As General Electric Co. moves to get out of the banking business and refocus on its industrial operations, it also aims to rid itself of some regulatory headaches.

According to analysts at Credit Suisse, its move could provide a roadmap to MetLife Inc., a company that has complained of potentially burdensome oversight from federal regulators.

In a note, Credit Suisse analysts said GE's decision to exit from banking could be a precursor to a similar move to slim down by MetLife, the biggest life insurer by assets in the U.S.

GE Capital and MetLife are two of the four non-banks designated as "systemically important financial institutions" by U.S. regulators.

The SIFI label means federal regulators believe the companies could pose significant risks to the financial system should they collapse, and thus they warrant additional oversight, such as tougher standards on capital buffers against losses. Besides GE and MetLife, the designated nonbank SIFIs are American International Group Inc., whose $180-billion-plus bailout in 2008, since repaid, is a large part of the reason there is a SIFI-designation program, and Prudential Financial Inc., which is almost as big as MetLife.

While the majority of the GE divestitures are expected to occur over the next two years, GE said it plans to apply with regulators for the unit to be "de-designated" as a SIFI next year.

For its part, MetLife has been adamant that its activities don't pose any sort of risk to the broader financial system, and that the SIFI designation could put it at a competitive disadvantage to most of its peers.

MetLife is challenging its status as a SIFI in federal court. The Credit Suisse analysts see MetLife following GE's lead if the insurer loses its legal fight, and if the new capital standards, which have yet to be developed by the Federal Reserve, prove onerous.

"We would expect [MetLife] management to strongly consider a broad restructuring including a breakup of the company," Thomas Gallagher and two other analysts wrote last week.

He went further in an email to The Wall Street Journal on Friday:

"I think MET has already been formulating a restructuring plan as part of its contingency planning," Mr. Gallagher said.

A MetLife spokesman said the company doesn't comment on analyst speculation.

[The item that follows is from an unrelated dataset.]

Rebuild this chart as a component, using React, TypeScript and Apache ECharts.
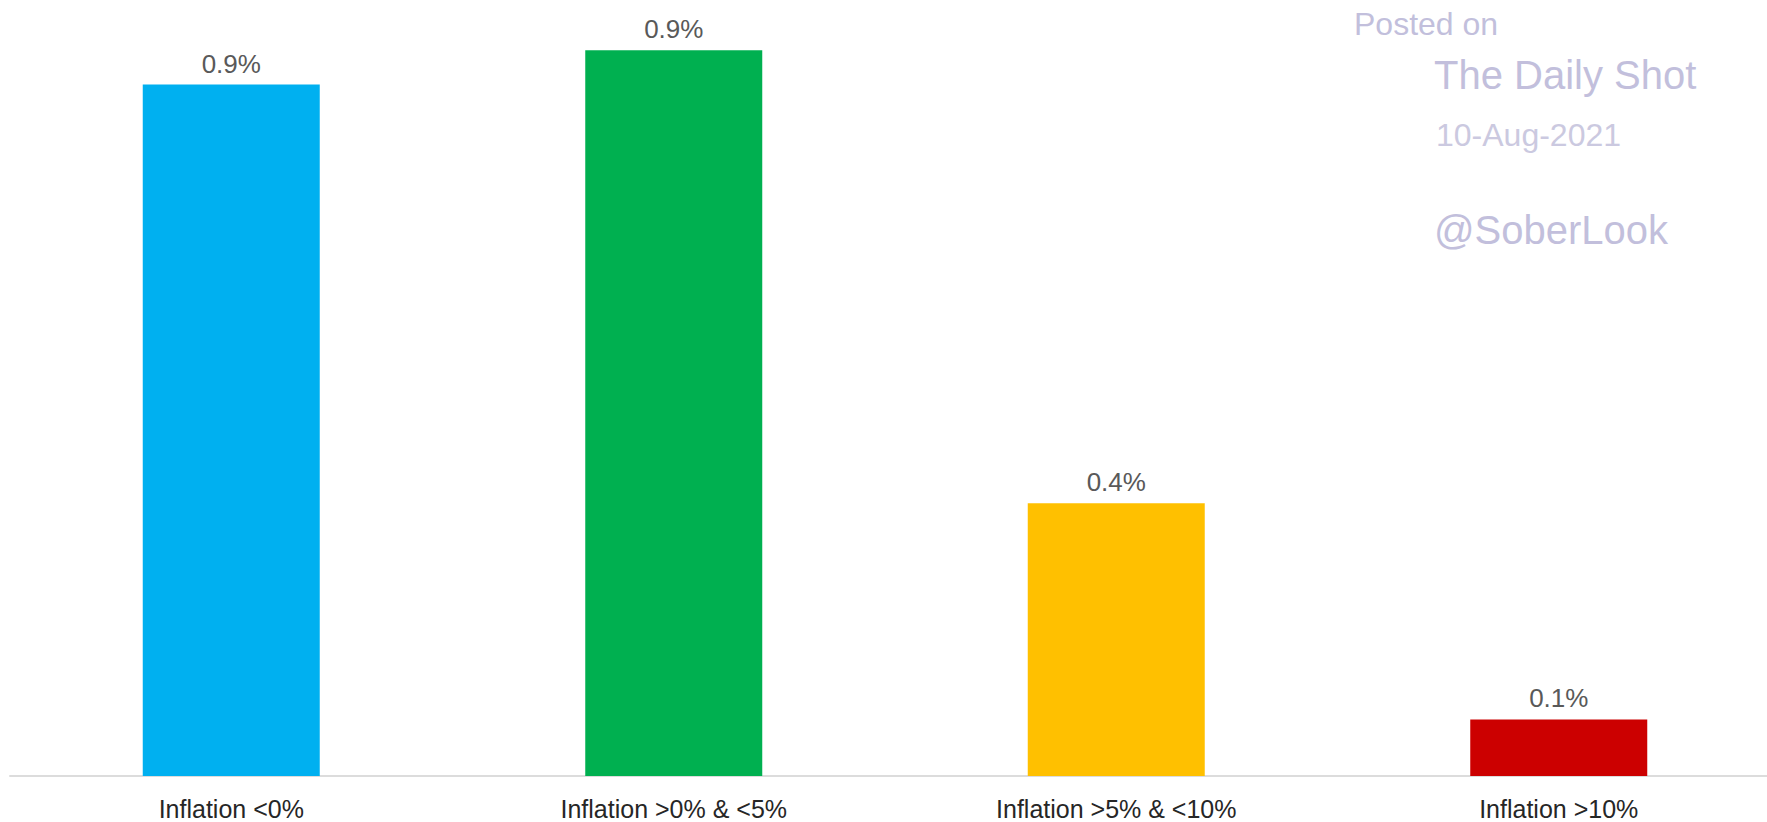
import React, { useEffect, useRef } from "react";
import * as echarts from "echarts";

const categories = ["Inflation <0%", "Inflation >0% & <5%", "Inflation >5% & <10%", "Inflation >10%"];
const values = [0.905, 0.95, 0.357, 0.074];
const barColors = ["#00b0f0", "#00b050", "#ffc000", "#cc0000"];
const watermark = ["Posted on", "The Daily Shot", "10-Aug-2021", "@SoberLook"];

const FONT = "'Liberation Sans', Arial, sans-serif";

export default function App() {
  const ref = useRef<HTMLDivElement>(null);
  useEffect(() => {
    document.body.style.margin = "0";
    document.body.style.overflow = "hidden";
    if (!ref.current) return;
    const chart = echarts.init(ref.current, undefined, { renderer: "svg" });
    const wmColor = "#c2bfdc";
    chart.setOption({
      animation: false,
      backgroundColor: "#ffffff",
      grid: { left: 10, top: 12, height: 764, width: 1770, containLabel: false, outerBoundsMode: "none" },
      xAxis: {
        type: "category",
        data: categories,
        axisTick: { show: false },
        axisLine: { show: true, lineStyle: { color: "#dcdcdc", width: 2 } },
        axisLabel: { color: "#262626", fontSize: 25, fontFamily: FONT, margin: 20, interval: 0 },
      },
      yAxis: {
        type: "value",
        min: 0,
        max: 1,
        show: false,
        splitLine: { show: false },
      },
      series: [
        {
          type: "bar",
          data: values.map((v, i) => ({ value: v, itemStyle: { color: barColors[i] } })),
          barWidth: 177,
          label: {
            show: true,
            position: "top",
            distance: 8,
            color: "#595959",
            fontSize: 26,
            fontFamily: FONT,
            formatter: (p: any) => (p.value as number).toFixed(1) + "%",
          },
        },
      ],
      graphic: [
        { type: "text", left: 1354, top: 8, style: { text: watermark[0], fontSize: 32, fontFamily: FONT, fill: wmColor } },
        { type: "text", left: 1434, top: 55, style: { text: watermark[1], fontSize: 40, fontFamily: FONT, fill: wmColor } },
        { type: "text", left: 1436, top: 119, style: { text: watermark[2], fontSize: 32, fontFamily: FONT, fill: "#cbc9e0" } },
        { type: "text", left: 1434, top: 210, style: { text: watermark[3], fontSize: 40, fontFamily: FONT, fill: wmColor } },
      ],
    });
    return () => chart.dispose();
  }, []);
  return <div ref={ref} style={{ width: 1767, height: 822 }} />;
}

At an investor event in 2013, MetLife Chief Executive Steven Kandarian was asked if a breakup of the company might be in the cards "if the SIFI rules become too difficult to manage," and he responded: "If the rules don't come out the way we think they will in terms of being reasonable, all options have to be put on the table."

Mr. Gallagher and the Credit Suisse team wrote that a potential MetLife "breakup and restructuring would have some added complexity compared to what GE recently announced, as GE is primarily selling off wholesale funded assets, and using proceeds to pay down debt and free up capital to buy back shares."

Credit Suisse said one option for MetLife might be splitting off its international business from its U.S. businesses. MetLife acquired much of its global footprint by buying an international life-insurance unit from AIG in 2010, as AIG was slimming down to repay U.S. taxpayers.

Or it could create a "good bank/bad bank structure" where parts of MetLife remain together as a SIFI but other parts are spun off.